Analogously to the ways in which tax should act to deal out enforced reductions
in demand through currency elimination among households in a way that is fair
and commensurate with each household’s ability to bear this rather than the
broad brush of interest rate rises, the UK must similarly identify industries
that can’t wait to grow and craft taxes so that the industries which need to
bear the current brunt of restrictions in investment are incentivised to do so.
This again is within the power of the state as it determines fiscal policy.
Ultimately, interest
rates are too blunt a tool for what we need right now. This isn’t to argue that
interest rates aren’t legitimate and that rate changes aren’t necessary.

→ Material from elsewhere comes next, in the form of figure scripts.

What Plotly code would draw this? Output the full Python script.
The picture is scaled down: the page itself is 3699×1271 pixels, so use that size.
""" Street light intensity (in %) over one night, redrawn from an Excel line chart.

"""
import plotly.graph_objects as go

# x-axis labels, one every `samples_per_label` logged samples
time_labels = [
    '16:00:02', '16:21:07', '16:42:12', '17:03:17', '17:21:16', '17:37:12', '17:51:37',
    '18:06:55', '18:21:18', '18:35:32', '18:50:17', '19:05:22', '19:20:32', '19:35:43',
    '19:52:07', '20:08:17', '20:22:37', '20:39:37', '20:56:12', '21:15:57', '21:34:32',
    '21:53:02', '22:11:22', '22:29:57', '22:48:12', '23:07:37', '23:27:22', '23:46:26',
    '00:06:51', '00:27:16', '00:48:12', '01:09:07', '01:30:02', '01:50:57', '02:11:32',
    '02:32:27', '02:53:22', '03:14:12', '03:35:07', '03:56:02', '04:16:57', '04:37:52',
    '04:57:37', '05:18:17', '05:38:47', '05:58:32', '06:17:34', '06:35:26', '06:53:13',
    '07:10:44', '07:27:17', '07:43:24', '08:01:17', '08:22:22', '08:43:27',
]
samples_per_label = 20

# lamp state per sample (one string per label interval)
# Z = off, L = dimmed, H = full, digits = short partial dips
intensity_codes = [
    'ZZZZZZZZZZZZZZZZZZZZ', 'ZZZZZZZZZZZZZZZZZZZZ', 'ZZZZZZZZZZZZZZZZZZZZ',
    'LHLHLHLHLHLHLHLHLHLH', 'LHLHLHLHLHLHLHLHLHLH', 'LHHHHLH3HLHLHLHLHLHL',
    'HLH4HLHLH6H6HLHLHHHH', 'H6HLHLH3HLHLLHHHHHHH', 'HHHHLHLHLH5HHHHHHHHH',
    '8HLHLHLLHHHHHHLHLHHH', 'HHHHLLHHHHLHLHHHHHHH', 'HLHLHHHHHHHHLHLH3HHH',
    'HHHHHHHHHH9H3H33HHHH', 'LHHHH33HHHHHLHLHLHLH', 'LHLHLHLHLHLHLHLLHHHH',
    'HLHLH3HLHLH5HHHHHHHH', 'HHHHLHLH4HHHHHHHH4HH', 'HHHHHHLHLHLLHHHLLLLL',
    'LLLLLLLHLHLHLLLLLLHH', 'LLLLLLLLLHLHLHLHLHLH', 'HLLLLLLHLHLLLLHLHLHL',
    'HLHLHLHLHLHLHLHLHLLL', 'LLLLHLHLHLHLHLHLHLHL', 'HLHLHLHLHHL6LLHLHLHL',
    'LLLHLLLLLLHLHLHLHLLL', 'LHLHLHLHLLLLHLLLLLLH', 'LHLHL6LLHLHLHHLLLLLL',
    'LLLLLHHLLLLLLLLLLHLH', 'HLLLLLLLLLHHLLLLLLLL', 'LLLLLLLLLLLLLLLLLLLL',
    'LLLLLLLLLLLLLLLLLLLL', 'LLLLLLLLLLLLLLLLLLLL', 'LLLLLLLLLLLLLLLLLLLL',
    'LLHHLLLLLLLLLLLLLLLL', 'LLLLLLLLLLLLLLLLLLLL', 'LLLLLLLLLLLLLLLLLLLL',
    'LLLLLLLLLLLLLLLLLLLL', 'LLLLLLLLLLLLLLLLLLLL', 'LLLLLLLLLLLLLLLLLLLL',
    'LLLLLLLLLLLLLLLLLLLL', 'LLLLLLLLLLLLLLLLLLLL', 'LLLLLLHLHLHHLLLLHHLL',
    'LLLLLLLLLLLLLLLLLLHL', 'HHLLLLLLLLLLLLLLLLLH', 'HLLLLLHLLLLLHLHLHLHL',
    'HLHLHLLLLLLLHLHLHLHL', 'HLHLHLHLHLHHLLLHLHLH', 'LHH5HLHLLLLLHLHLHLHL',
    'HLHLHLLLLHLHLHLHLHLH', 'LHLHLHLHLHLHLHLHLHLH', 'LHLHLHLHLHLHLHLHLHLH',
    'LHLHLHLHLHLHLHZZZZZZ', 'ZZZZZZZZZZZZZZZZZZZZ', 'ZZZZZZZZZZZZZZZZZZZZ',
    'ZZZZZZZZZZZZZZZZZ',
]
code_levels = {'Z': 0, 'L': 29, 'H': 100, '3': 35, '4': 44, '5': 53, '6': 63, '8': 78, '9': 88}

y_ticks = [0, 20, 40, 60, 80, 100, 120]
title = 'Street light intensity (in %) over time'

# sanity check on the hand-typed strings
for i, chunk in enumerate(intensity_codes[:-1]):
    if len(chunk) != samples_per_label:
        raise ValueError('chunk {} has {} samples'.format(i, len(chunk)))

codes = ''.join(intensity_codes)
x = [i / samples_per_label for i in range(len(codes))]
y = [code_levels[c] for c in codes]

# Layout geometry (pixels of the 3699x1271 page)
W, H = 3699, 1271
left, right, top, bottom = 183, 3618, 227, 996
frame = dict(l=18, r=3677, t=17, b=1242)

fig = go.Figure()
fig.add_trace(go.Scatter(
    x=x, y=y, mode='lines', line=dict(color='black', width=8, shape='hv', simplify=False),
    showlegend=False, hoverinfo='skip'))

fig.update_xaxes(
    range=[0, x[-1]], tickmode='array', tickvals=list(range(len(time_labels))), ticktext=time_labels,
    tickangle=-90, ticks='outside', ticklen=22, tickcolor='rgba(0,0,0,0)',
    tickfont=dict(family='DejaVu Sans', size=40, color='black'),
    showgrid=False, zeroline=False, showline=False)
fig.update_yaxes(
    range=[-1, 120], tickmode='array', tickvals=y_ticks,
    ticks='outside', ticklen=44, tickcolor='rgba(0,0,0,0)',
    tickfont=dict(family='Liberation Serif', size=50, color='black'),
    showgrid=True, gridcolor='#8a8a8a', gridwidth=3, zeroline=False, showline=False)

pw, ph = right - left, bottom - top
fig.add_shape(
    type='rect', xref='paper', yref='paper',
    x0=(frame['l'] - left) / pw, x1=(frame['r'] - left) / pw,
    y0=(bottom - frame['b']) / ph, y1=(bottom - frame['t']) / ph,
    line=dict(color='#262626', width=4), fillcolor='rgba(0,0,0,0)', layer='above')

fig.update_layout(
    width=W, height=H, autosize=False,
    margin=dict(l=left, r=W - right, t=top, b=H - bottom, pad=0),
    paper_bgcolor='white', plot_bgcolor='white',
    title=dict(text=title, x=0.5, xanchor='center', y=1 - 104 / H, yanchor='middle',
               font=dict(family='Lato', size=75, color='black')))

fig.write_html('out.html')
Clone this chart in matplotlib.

Debt
and credit are legitimate items and necessary for smoothing income and
consumption over a lifetime, and there needs to be an incentive for people to
make loans which is interest. It’s just not clear that monetary policy is a
better tool than fiscal policy in addressing the UK’s current malaise. It’s
possible it’s the only tool that’s perceived to be politically palatable – tax
is often perceived as sticky (that is, difficult or slow to change), and it is
useful for a democratically elected government to be able to blame an
independent body for households’ hardships. For taxes to be used in this way
would require a shift in thinking as well as legislative changes – perhaps specifying
in the budget a range over which tax rates can vary as opposed to a fixed value.
Until the state acknowledges the role of fiscal policy in maintaining
appropriate levels of inflation while still attacking medium-to-long-term
goals, there will be more suffering than there needs to be.